“Astrology can’t be real, because there is no known mechanism in physics to explain planetary influence at astronomical distances.” That’s the general rebuttal offered by skeptics and scientists to any claim of validity for astrology. However, a recent scientific paper suggests that perhaps there is a way for the position of the planets to affect us.
CERN researcher Konstantin Zioutas, of the University of Patras in Greece, and co-author Edward Valachovic were inspired to do their research by a previous investigation that concluded that streaming “invisible massive matter” gravitationally focused by the planets are the cause of persisting anomalies of solar activity and ionization of the Earth’s ionosphere – a result that was “not expected within known physics”.
Zioutas and Valachovic decided to extend this research, and see if this “invisible streaming matter” might also have an effect on humans. To do so, they set out to investigate “whether planetary correlations exist also in medical data”, and started out with an analysis of detailed statistical data sets recording the appearance rate of melanoma.

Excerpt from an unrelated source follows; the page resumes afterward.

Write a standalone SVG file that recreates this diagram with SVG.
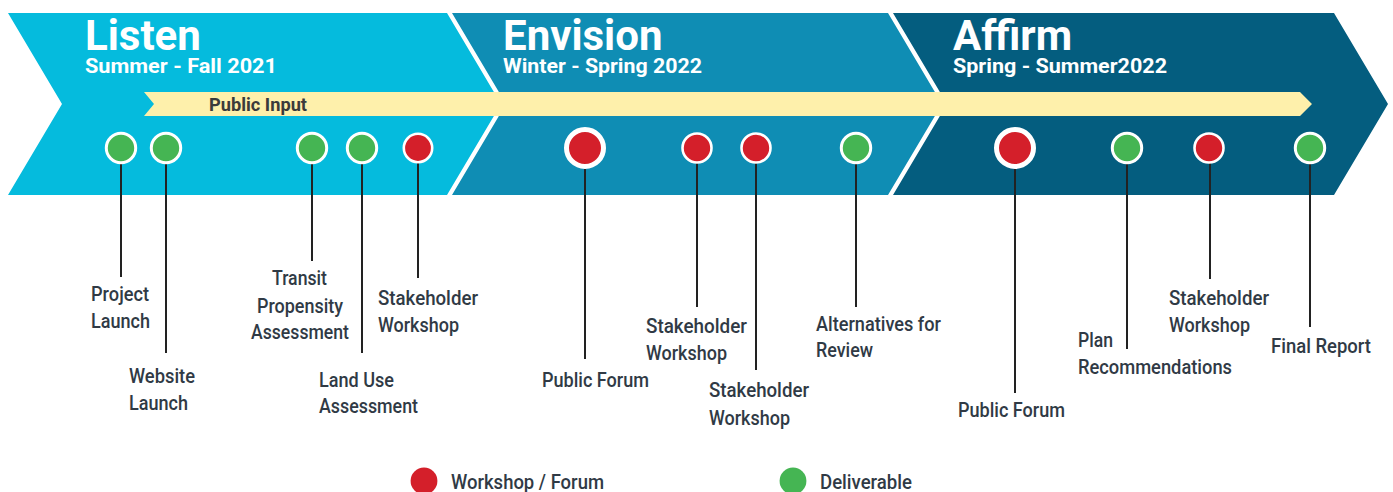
<svg xmlns="http://www.w3.org/2000/svg" width="1393" height="492" viewBox="0 0 1393 492">
<style>
.title{font-family:Roboto,"Liberation Sans",sans-serif;font-weight:700;font-size:42px;fill:#ffffff}
.sub{font-family:Roboto,"Liberation Sans",sans-serif;font-weight:700;font-size:21px;fill:#ffffff}
.lbl{font-family:Roboto,"Liberation Sans",sans-serif;font-weight:500;font-size:20px;fill:#303a45}
.pi{font-family:Roboto,"Liberation Sans",sans-serif;font-weight:700;font-size:17.5px;fill:#3b3b3b}
.g{fill:#45b553;stroke:#ffffff;stroke-width:3}
.r{fill:#d41f2a;stroke:#ffffff;stroke-width:2.6}
.rb{fill:#d41f2a;stroke:#ffffff;stroke-width:5}
.ln{stroke:#222222;stroke-width:2;fill:none}
</style>
<rect width="1393" height="492" fill="#ffffff"/>
<g id="phase-listen">
<polygon points="8,13 447,13 501,104 447,195 8,195 62,104" fill="#05bbdd"/>
<text class="title" x="85" y="50">Listen</text>
<text class="sub" x="85" y="73" textLength="192" lengthAdjust="spacingAndGlyphs">Summer - Fall 2021</text>
</g>
<g id="phase-envision">
<polygon points="452,13 888,13 942,104 888,195 452,195 506,104" fill="#0f8db4"/>
<text class="title" x="503" y="50">Envision</text>
<text class="sub" x="503" y="73" textLength="199" lengthAdjust="spacingAndGlyphs">Winter - Spring 2022</text>
</g>
<g id="phase-affirm">
<polygon points="893,13 1334,13 1388,104 1334,195 893,195 947,104" fill="#045d7f"/>
<text class="title" x="953" y="50">Affirm</text>
<text class="sub" x="953" y="73" textLength="214" lengthAdjust="spacingAndGlyphs">Spring - Summer2022</text>
</g>
<g id="public-input">
<polygon points="144,92 1300,92 1312,104 1300,116 144,116 154,104" fill="#fef0ab"/>
<text class="pi" x="209" y="111" textLength="98" lengthAdjust="spacingAndGlyphs">Public Input</text>
</g>
<g id="connectors">
<line class="ln" x1="121" y1="163" x2="121" y2="277"/>
<line class="ln" x1="166" y1="163" x2="166" y2="353"/>
<line class="ln" x1="312" y1="163" x2="312" y2="261"/>
<line class="ln" x1="362" y1="163" x2="362" y2="353"/>
<line class="ln" x1="418" y1="163" x2="418" y2="278"/>
<line class="ln" x1="585" y1="169" x2="585" y2="359"/>
<line class="ln" x1="697" y1="163" x2="697" y2="307"/>
<line class="ln" x1="756" y1="163" x2="756" y2="370"/>
<line class="ln" x1="856" y1="163" x2="856" y2="307"/>
<line class="ln" x1="1015" y1="169" x2="1015" y2="393"/>
<line class="ln" x1="1127" y1="163" x2="1127" y2="349"/>
<line class="ln" x1="1210" y1="163" x2="1210" y2="279"/>
<line class="ln" x1="1310" y1="163" x2="1310" y2="327"/>
</g>
<g id="project-launch">
<circle class="g" cx="121" cy="148" r="14.7"/>
<text class="lbl" x="91" y="301" textLength="58" lengthAdjust="spacingAndGlyphs">Project</text>
<text class="lbl" x="91" y="328" textLength="59" lengthAdjust="spacingAndGlyphs">Launch</text>
</g>
<g id="website-launch">
<circle class="g" cx="166" cy="148" r="14.7"/>
<text class="lbl" x="129" y="383" textLength="66" lengthAdjust="spacingAndGlyphs">Website</text>
<text class="lbl" x="129" y="410" textLength="59" lengthAdjust="spacingAndGlyphs">Launch</text>
</g>
<g id="transit-propensity">
<circle class="g" cx="312" cy="148" r="14.7"/>
<text class="lbl" x="272" y="285" textLength="55" lengthAdjust="spacingAndGlyphs">Transit</text>
<text class="lbl" x="257" y="313" textLength="86" lengthAdjust="spacingAndGlyphs">Propensity</text>
<text class="lbl" x="251" y="339" textLength="98" lengthAdjust="spacingAndGlyphs">Assessment</text>
</g>
<g id="land-use">
<circle class="g" cx="362" cy="148" r="14.7"/>
<text class="lbl" x="319" y="387" textLength="75" lengthAdjust="spacingAndGlyphs">Land Use</text>
<text class="lbl" x="319" y="413" textLength="99" lengthAdjust="spacingAndGlyphs">Assessment</text>
</g>
<g id="stakeholder-1">
<circle class="r" cx="418" cy="148" r="14.2"/>
<text class="lbl" x="378" y="305" textLength="100" lengthAdjust="spacingAndGlyphs">Stakeholder</text>
<text class="lbl" x="378" y="332" textLength="81" lengthAdjust="spacingAndGlyphs">Workshop</text>
</g>
<g id="public-forum-1">
<circle class="rb" cx="585" cy="148" r="18.5"/>
<text class="lbl" x="542" y="387" textLength="107" lengthAdjust="spacingAndGlyphs">Public Forum</text>
</g>
<g id="stakeholder-2">
<circle class="r" cx="697" cy="148" r="14.5"/>
<text class="lbl" x="646" y="333" textLength="101" lengthAdjust="spacingAndGlyphs">Stakeholder</text>
<text class="lbl" x="646" y="360" textLength="81" lengthAdjust="spacingAndGlyphs">Workshop</text>
</g>
<g id="stakeholder-3">
<circle class="r" cx="756" cy="148" r="14.5"/>
<text class="lbl" x="709" y="397" textLength="100" lengthAdjust="spacingAndGlyphs">Stakeholder</text>
<text class="lbl" x="709" y="425" textLength="81" lengthAdjust="spacingAndGlyphs">Workshop</text>
</g>
<g id="alternatives">
<circle class="g" cx="856" cy="148" r="14.7"/>
<text class="lbl" x="816" y="331" textLength="125" lengthAdjust="spacingAndGlyphs">Alternatives for</text>
<text class="lbl" x="816" y="357" textLength="57" lengthAdjust="spacingAndGlyphs">Review</text>
</g>
<g id="public-forum-2">
<circle class="rb" cx="1015" cy="148" r="18.5"/>
<text class="lbl" x="958" y="417" textLength="107" lengthAdjust="spacingAndGlyphs">Public Forum</text>
</g>
<g id="plan-recommendations">
<circle class="g" cx="1127" cy="148" r="14.7"/>
<text class="lbl" x="1078" y="347" textLength="35" lengthAdjust="spacingAndGlyphs">Plan</text>
<text class="lbl" x="1078" y="374" textLength="154" lengthAdjust="spacingAndGlyphs">Recommendations</text>
</g>
<g id="stakeholder-4">
<circle class="r" cx="1209" cy="148" r="14.5"/>
<text class="lbl" x="1169" y="305" textLength="100" lengthAdjust="spacingAndGlyphs">Stakeholder</text>
<text class="lbl" x="1169" y="332" textLength="81" lengthAdjust="spacingAndGlyphs">Workshop</text>
</g>
<g id="final-report">
<circle class="g" cx="1310" cy="148" r="14.7"/>
<text class="lbl" x="1271" y="353" textLength="100" lengthAdjust="spacingAndGlyphs">Final Report</text>
</g>
<g id="legend">
<circle cx="424" cy="481" r="13.4" fill="#d41f2a"/>
<text class="lbl" x="451" y="489" textLength="153" lengthAdjust="spacingAndGlyphs">Workshop / Forum</text>
<circle cx="793" cy="481" r="13.4" fill="#45b553"/>
<text class="lbl" x="820" y="489" textLength="92" lengthAdjust="spacingAndGlyphs">Deliverable</text>
</g>
</svg>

Following an analysis of monthly melanoma rates in USA for the period 1973 – 2011, they concluded in their paper “Planetary Dependence of Melanoma” that “a planetary relationship in medicine is observed for the first time”, at a statistical significance “well above 5 sigmas”:
Streaming invisible matter from the dark sector, whose flux can be occasionally enhanced towards the Earth via planetary gravitational focusing, and, even much stronger by the Sun, it may be the explanation for 1-10% of melanoma diagnoses. The derived shortest melanoma periodicity of about 87.5 days points in its own right at a short latency period of about few months. Contrariwise, the present findings strengthen the previous physics claim of streams of invisible matter.
In particular, they correlate this planetary effect to one of the inner planets, Mercury, due to the correlation between the melanoma periodicity they uncovered in the statistical data set with the orbital period (88 days) of the closest planet to the Sun.
They hypothesise that the position of Mercury might result in “an occasionally gravitationally enhanced flux of streams of invisible massive matter” which “interacts with the human body, surpassing a certain threshold”, giving rise to melanoma.
Is the research valid? To be honest, I can’t tell. The paper is very difficult to read – perhaps due to a combination of specialist scientific terminology, and possibly translation from a foreign language? Perhaps, as a layman, I am just missing the expertise needed to understand their procedures and analysis (I welcome comments from those with more knowledge). But it did feel to me a bit like a case of fitting data to a hypothesis…looking for correlations, and finding confirmation where you can (e.g. why, and how, did they decide on the correlation being with 1 to 10% of melanoma cases?)
If the science is genuine, however, it could be more important than simply being ‘supportive of astrology’ – perhaps it could offer a window into unknown causes of human health problems, and offer ways of mitigating or eliminating the risk of suffering from them in future.